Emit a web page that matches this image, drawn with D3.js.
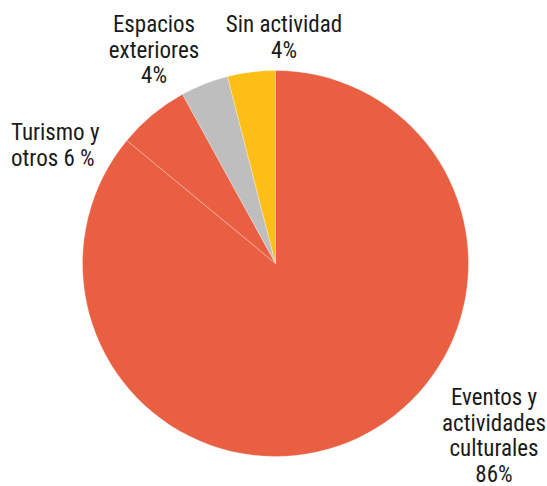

--

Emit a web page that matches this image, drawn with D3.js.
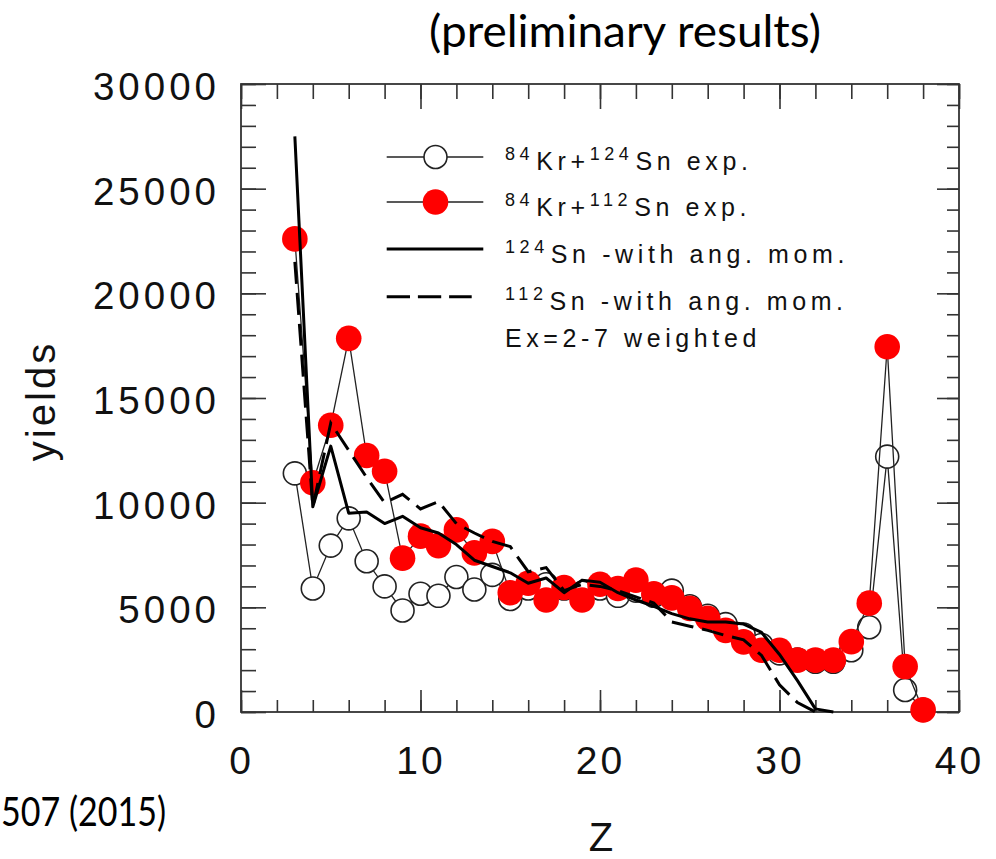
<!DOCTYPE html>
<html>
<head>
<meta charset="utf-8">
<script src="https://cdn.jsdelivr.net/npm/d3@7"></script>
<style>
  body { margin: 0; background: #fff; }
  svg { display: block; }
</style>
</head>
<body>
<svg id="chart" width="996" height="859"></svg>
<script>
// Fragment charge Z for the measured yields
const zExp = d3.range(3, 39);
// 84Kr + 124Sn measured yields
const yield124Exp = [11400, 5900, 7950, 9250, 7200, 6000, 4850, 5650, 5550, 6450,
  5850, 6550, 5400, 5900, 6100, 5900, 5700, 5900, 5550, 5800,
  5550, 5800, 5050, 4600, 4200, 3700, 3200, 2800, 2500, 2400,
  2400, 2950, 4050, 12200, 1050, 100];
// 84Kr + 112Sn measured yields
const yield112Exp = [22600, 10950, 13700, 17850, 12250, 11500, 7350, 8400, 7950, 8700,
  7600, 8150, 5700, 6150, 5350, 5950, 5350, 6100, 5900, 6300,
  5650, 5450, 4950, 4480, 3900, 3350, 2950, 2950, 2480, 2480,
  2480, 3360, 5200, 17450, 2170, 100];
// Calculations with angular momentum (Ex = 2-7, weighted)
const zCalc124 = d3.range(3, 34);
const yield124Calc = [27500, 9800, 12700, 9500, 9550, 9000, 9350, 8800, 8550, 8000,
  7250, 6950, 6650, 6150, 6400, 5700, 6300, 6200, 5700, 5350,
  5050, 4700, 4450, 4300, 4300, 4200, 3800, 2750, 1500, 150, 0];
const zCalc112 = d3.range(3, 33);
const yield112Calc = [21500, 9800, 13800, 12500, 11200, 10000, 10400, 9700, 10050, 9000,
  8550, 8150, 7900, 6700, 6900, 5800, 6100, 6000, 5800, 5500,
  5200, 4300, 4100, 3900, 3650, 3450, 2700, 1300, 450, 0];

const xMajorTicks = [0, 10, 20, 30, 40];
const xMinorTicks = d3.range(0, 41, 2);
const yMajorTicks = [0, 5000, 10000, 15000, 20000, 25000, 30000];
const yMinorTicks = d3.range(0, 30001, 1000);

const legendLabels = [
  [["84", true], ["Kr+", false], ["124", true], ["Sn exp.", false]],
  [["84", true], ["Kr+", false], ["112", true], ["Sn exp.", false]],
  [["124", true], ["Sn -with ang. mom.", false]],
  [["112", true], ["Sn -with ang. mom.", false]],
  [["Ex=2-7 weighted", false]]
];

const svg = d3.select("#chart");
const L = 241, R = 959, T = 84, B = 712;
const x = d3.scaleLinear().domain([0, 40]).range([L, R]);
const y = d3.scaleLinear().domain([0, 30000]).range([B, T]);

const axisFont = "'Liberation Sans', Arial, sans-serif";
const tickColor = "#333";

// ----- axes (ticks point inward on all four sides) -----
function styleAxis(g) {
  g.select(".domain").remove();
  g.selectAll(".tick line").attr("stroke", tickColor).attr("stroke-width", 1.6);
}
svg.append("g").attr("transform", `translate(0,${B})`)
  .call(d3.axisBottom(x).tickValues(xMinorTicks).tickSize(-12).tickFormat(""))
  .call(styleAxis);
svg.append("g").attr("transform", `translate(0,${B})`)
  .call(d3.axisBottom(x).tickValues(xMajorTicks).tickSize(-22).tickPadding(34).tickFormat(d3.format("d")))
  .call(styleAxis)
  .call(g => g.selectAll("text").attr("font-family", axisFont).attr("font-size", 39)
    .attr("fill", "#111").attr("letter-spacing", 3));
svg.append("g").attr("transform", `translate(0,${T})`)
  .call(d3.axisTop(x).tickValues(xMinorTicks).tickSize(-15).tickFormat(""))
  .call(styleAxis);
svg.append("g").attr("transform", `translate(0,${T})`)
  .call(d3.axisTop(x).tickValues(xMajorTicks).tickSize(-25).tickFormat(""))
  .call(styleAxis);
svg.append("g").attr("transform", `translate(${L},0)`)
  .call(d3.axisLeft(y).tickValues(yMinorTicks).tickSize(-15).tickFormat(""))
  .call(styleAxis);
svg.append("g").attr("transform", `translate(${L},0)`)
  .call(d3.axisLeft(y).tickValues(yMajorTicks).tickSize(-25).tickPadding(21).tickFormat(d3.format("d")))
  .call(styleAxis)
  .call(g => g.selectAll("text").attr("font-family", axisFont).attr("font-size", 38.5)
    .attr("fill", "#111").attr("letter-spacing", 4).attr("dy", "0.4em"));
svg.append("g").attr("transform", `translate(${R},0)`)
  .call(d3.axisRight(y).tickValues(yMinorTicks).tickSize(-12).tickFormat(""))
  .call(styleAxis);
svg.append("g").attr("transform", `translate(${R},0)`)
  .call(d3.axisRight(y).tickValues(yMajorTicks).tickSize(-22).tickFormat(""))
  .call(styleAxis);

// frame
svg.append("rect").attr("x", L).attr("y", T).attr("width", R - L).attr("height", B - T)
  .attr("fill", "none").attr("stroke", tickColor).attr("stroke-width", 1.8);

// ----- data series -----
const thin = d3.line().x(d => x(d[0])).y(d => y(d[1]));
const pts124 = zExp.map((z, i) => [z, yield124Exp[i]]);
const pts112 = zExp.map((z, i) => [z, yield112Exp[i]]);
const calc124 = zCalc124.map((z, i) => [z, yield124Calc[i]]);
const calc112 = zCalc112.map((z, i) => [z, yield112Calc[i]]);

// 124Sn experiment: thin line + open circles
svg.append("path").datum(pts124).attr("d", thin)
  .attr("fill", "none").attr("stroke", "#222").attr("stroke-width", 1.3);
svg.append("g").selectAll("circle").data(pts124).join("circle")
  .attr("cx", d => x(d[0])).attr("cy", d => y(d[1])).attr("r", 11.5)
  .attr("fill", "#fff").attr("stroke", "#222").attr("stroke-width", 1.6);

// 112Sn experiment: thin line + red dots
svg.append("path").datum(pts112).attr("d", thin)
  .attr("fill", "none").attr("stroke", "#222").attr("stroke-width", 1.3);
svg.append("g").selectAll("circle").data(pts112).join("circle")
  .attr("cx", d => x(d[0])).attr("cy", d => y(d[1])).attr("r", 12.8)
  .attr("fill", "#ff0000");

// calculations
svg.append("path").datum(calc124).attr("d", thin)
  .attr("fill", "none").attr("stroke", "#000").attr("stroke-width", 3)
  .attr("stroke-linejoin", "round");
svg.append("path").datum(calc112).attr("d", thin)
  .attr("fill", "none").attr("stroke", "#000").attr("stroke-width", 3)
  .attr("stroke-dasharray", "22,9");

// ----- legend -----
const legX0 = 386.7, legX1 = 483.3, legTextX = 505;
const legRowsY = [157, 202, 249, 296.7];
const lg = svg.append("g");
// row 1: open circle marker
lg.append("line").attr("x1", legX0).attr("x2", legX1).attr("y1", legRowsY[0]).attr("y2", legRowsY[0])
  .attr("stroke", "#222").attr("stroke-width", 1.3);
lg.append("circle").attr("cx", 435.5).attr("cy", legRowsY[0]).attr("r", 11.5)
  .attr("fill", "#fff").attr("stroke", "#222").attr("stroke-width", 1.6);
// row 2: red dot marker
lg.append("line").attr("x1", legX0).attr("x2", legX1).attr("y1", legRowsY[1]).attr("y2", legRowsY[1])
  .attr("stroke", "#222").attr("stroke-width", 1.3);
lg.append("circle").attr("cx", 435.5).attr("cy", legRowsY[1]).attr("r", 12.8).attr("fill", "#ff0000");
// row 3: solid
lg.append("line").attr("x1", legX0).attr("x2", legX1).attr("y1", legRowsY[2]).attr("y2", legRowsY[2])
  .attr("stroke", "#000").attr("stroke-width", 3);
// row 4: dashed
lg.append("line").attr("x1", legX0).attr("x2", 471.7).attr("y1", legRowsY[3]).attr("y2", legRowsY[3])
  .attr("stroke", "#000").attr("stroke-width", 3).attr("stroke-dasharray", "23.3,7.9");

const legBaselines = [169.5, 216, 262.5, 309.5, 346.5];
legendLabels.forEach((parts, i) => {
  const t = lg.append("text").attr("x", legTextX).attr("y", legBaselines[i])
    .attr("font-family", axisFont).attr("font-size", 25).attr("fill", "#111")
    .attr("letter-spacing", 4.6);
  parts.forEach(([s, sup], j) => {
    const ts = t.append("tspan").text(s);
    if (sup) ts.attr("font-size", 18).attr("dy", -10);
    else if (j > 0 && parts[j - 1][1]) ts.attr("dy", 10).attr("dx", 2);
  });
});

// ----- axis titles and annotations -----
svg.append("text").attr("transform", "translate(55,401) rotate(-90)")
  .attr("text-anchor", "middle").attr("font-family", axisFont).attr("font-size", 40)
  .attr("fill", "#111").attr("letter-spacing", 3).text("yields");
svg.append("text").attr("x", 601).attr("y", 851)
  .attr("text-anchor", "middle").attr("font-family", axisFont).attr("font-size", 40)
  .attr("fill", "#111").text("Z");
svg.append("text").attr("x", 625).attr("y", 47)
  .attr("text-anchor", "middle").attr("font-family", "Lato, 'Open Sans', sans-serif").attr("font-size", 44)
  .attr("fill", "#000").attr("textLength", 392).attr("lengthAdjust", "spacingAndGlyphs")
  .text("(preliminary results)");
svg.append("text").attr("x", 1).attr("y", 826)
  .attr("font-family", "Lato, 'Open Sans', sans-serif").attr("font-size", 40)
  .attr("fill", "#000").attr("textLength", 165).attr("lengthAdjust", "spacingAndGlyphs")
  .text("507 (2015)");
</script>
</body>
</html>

#### Direction
Where a line holds "with", copy that line.

#### Solved problem
Emit a web page that matches this image, drawn with D3.js.
Emit a web page that matches this image, drawn with D3.js.
// Calculations with angular momentum (Ex = 2-7, weighted)
  [["124", true], ["Sn -with ang. mom.", false]],
  [["112", true], ["Sn -with ang. mom.", false]],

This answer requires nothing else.